A violência política que vitimou Marielle Franco há seis anos não só persiste, como cresce no país. Levantamento divulgado nesta semana mostra que os casos contra políticos e candidatos bateram recorde em 2024, mesmo ano em que os matadores da vereadora carioca foram enfim condenados.
Foram 558 ocorrências contadas de janeiro até o segundo turno destas eleições, incluindo ameaças, atentados, agressões, ofensas e assassinatos divulgados na mídia. É o maior valor registrado desde 2016, início da série histórica coletada pelas organizações Justiça Global e Terra de Direitos.
O número equivale a quase duas vítimas por dia. Em todo o ano de 2020, quando foram contabilizados 214 casos, a proporção era de uma ocorrência a cada quase dois dias. Já em 2016, com 46 registros, a frequência era de uma vítima a cada oito dias.
O ritmo costuma disparar em anos e em períodos eleitorais: os três meses de campanha concentraram 75% dos episódios deste ano, e a semana que antecedeu o primeiro turno da votação teve uma média de 17 ocorrências por dia. O crime político, no entanto, é um fenômeno que acontece o ano inteiro.

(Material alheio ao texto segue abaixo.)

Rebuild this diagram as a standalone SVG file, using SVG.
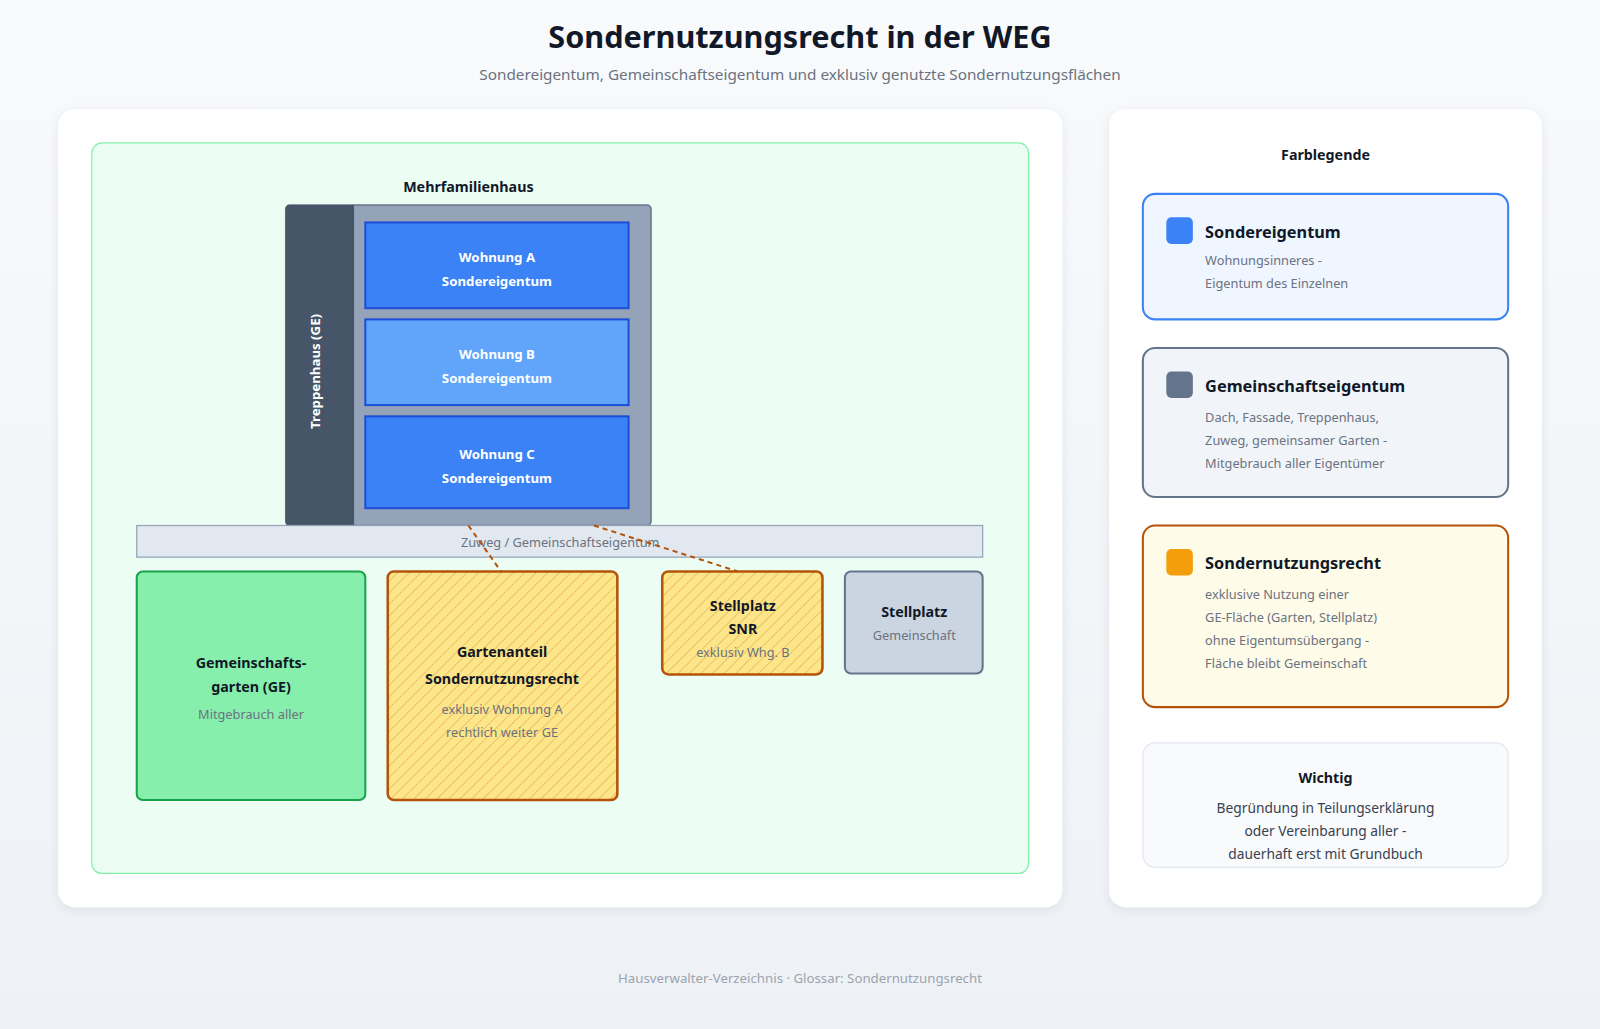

Os resultados do estudo vão na mesma linha de um outro levantamento, realizado pelo Observatório da Violência Política e Eleitoral da Unirio (Universidade Federal do Rio de Janeiro), que também apontou recorde de casos monitorados na imprensa nas eleições de 2024.
“A violência política se tornou um instrumento real para manter e obter privilégios políticos no Brasil, e há uma ausência de resposta do Estado como um todo. A partir dessa naturalização, os casos vêm crescendo”, diz Gisele Barbieri, coordenadora de incidência política da Terra de Direitos, que lembra que os casos são subnotificados.
Somam-se aos motivos para o aumento a proliferação de notícias falsas, ameaças e ofensas virtuais sem regulação e a expansão do crime organizado, seja no financiamento de campanhas ou na intimidação de agentes políticos. “Tivemos dificuldade em classificar casos no RJ ou na Amazônia, por exemplo, em que os dois âmbitos se misturam”, afirma Barbieri.
As ameaças correspondem a 40% dos casos deste ano, seguidas dos atentados (23%), que cresceram 42% em relação a 2020. A persistência desses ataques e dos assassinatos nos últimos anos indica que a violência extrema tem se tornado resposta cada vez mais comum nas disputas políticas, conclui o relatório.
Um dos episódios emblemáticos da última campanha foi o do prefeito de Taboão da Serra (Grande SP), José Aprígio da Silva (Podemos), atingido por um tiro no ombro dentro do carro oficial blindado. Ele recebeu alta um dia antes do segundo turno e chorou ao votar, mas não conseguiu se reeleger.
Para coletar os dados, as pesquisadoras fizeram uma varredura na internet utilizando a linguagem Python e palavras-chave, além de uma busca manual em redes sociais, jornais online e grandes portais de notícias. Depois, elas analisaram cada ocorrência para avaliar a presença de motivação política.
O relatório aponta um dado curioso: apesar de os vereadores normalmente serem os alvos mais comuns, no período eleitoral deste ano houve uma inversão, e prefeitos e vices se tornaram as principais vítimas (34%) —o que pode sinalizar alterações na dinâmica das disputas pelo Executivo local, mas requer mais estudos.
A violência também atinge representantes de todos os espectros políticos, de 25 dos 29 partidos, com PT e União Brasil no topo do ranking. Extrema direita, direita e centro direita se destacam por terem oito entre as dez legendas mais afetadas. Os casos de teor sexual, porém, afetam mais candidatas da esquerda.
As mulheres cis e transgênero, que foram 38% das vítimas, estão mais vulneráveis na internet e nos espaços de trabalho, enquanto homens são mais visados em ambientes externos, como em atividades de campanha. Elas sofrem mais ataques verbais, emocionais e psicológicos, e eles, agressões físicas.
Já no recorte por cor, as pessoas negras, apesar de estarem subrepresentadas no sistema político, são 44% das vítimas de violência política, proporção próxima à das pessoas brancas (52%), que estão super-representadas. “Há uma violência desproporcional contra esses grupos”, diz Gisele Barbieri.
O estudo deixa recomendações a quatro instituições para prevenir os ataques. Ao Legislativo, sugere programas de combate à violência, aperfeiçoamento de leis e segurança ampliada para políticos. À Justiça Eleitoral, propõe campanhas contra discursos de ódio e monitoramento de fake news.
Já ao sistema de Justiça, cita o apoio às vítimas, canais para denúncia e celeridade no julgamento dos casos. Por último, aos partidos políticos, orienta a criação de instâncias internas de denúncia e também a promoção de campanhas permanentes.